[EXERCISE BRIEF]:
From the listing below, copy word for word every line starting at the one that includes "Convert this chart" and ending at the one that includes "LabelList, XAxis, YAxis"; the pictures are omitted.

[GIVEN ENTRIES]:
┄┄┄┄┄┄

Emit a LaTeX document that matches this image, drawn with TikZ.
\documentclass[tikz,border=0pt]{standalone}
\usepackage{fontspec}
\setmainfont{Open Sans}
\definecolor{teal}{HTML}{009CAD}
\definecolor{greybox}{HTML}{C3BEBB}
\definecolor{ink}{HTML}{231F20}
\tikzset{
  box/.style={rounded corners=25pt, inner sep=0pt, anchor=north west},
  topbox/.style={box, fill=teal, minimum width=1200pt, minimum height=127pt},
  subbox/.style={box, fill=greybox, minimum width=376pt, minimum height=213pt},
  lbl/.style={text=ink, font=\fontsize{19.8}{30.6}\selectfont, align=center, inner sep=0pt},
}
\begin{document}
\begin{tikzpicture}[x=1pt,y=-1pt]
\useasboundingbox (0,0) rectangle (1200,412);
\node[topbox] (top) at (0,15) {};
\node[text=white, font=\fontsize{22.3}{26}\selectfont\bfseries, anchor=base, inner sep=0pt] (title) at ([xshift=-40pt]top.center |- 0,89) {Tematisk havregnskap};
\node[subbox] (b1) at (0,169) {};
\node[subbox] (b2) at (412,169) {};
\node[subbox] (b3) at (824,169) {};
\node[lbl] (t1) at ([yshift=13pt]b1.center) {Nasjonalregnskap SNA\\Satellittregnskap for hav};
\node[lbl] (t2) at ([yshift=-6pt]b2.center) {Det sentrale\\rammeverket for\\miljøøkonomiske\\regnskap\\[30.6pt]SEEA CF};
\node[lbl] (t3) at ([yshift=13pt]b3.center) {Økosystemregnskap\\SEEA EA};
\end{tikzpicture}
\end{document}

┄┄┄┄┄┄

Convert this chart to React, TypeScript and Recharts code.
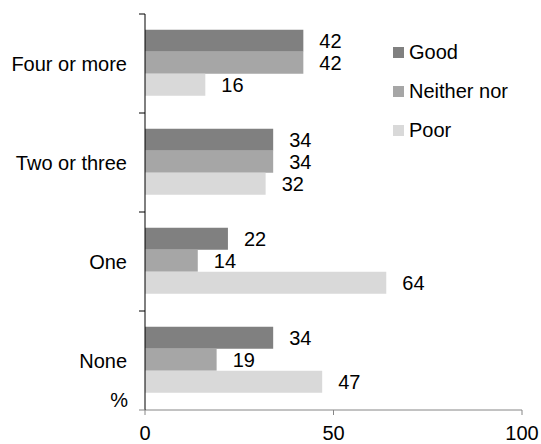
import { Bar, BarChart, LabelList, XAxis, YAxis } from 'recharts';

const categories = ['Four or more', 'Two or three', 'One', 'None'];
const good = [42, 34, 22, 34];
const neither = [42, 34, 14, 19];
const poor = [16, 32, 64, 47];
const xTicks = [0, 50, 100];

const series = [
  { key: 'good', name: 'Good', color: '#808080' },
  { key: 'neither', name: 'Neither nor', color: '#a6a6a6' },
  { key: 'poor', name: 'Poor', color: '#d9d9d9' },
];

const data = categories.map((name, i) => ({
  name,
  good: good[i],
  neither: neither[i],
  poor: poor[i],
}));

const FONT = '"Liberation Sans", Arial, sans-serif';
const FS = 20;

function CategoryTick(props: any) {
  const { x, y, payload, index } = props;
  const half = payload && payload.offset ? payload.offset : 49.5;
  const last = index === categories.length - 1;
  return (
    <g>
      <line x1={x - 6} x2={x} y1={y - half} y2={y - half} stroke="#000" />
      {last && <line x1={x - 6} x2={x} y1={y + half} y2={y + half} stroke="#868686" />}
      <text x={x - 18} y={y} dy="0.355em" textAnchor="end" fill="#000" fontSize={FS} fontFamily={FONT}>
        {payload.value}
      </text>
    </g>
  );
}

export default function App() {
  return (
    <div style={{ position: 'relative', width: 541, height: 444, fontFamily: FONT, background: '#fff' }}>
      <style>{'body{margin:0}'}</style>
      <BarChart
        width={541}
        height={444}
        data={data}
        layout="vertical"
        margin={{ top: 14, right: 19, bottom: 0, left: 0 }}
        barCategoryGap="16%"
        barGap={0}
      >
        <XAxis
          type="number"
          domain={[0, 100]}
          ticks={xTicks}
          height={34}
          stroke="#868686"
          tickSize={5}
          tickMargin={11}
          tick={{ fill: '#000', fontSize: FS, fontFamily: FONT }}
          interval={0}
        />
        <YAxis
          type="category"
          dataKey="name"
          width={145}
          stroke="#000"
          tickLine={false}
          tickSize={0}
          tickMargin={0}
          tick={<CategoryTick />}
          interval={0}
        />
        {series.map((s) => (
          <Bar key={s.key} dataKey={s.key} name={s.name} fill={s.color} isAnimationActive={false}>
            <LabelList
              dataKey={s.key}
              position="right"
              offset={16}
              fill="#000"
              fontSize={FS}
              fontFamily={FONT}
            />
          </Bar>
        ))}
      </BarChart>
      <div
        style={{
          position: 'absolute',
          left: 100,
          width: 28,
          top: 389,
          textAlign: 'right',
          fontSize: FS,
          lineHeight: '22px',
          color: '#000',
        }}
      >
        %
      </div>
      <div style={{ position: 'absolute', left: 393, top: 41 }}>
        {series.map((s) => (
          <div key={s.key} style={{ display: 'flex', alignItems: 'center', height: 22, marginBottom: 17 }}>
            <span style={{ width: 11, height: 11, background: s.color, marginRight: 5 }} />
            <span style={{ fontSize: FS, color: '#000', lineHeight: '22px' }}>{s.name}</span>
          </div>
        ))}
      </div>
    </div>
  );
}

┄┄┄┄┄┄

[RESPONSE TO THE EXERCISE]:
Convert this chart to React, TypeScript and Recharts code.
import { Bar, BarChart, LabelList, XAxis, YAxis } from 'recharts';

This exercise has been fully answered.